For this recipe I’ve provided the instructions for making the batter by hand. I got a good workout because you have to beat the batter vigorously. If you prefer, you can let your mixer do the work for you.
Combine the milk, the remaining sugar, salt, oil or butter, and 1 1/2 cups of the flour in a large bowl. Beat vigorously with a whisk, at least 40 strokes by hand, until thick and sticky. Add the yeast mixture and beat vigorously for 1 minute more.
Continue to add the remaining flour gradually, 1/2 cup at a time, then beat vigorously another 100 strokes, about 2 minutes. By this time, I had switched to using the Danish dough whisk because the batter was too thick to use the balloon whisk. The batter will stay sticky. Scrape down the sides of the bowl with a spatula.
Step 2: Panning and Rising
Generously grease the bottom and sides of the coffee cans or glass baking canisters. Or, line the cans with greased parchment paper or paper bags. Divide the batter evenly between the 2 molds, filling one-half to two-thirds full.
Use a spatula to push the batter into the corners and smooth the top with flour-dusted fingers. Cover loosely with plastic wrap lightly greased with vegetable oil cooking spray.
Let rise at room temperature until double in bulk, about 45 minutes to 1 hour. The batter should be even with the rim of the pan and slightly lift up the plastic wrap. Do not let the dough rise more than double (over risen loaves collapse during baking).
Tip: If the batter over rises, scrape it into a bowl, beat vigorously about 20 strokes, then return it to the pan and begin the rising process again.
Step 3: Baking, Cooling, and Storage
About 20 minutes before baking, place the oven rack in the lower part of the oven and preheat the oven to 350°F (325°F if using glass molds). Bake until the top is crusty and dark brown, the bread sounds hollow when tapped, and a cake tester inserted into the center comes out clean, 40 to 45 minutes. An instant-read thermometer should read 200°F. The crown will dome about 3 to 4 inches above the rim of the mold.

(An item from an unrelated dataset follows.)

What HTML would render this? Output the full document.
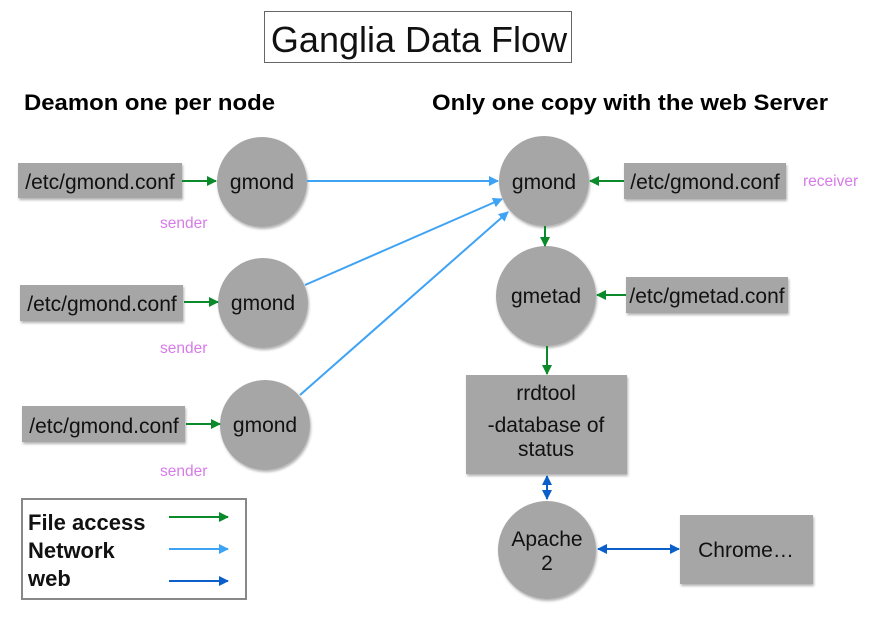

Cool in the molds for 5 minutes.
Turn mold on its side and slide the loaves out onto a rack to cool on their sides for at least 2 hours. Serve slightly warm, sliced into thick rounds or cut into long wedges, with lots of butter. Don’t wait too long to eat the bread after it cools, it is really good!
Storing the bread: Store wrapped in a plastic food storage bag (or bread bag) at room temperature for up to 3 days or in the freezer for up to 2 months.
Happy Baking!
Cathy
alilduckling says
The only metal coffee cans I have have inside metal rims. Do the inside rims of the coffee can cause a problem with the rising or getting the bread out later?
Cathy says
I had this same problem with my coffee cans. I figured out the solution. Refer to the section “tips on using coffee cans as molds” on this post for my solution: https://www.breadexperience.com/steamed-boston-brown-bread/
alilduckling says
I’m looking forward to trying this out!
alilduckling says
How do you figure the number of servings for this recipe other than as a loaf (loaves)??
Cathy says
It depends on how thinly you slice the loaf.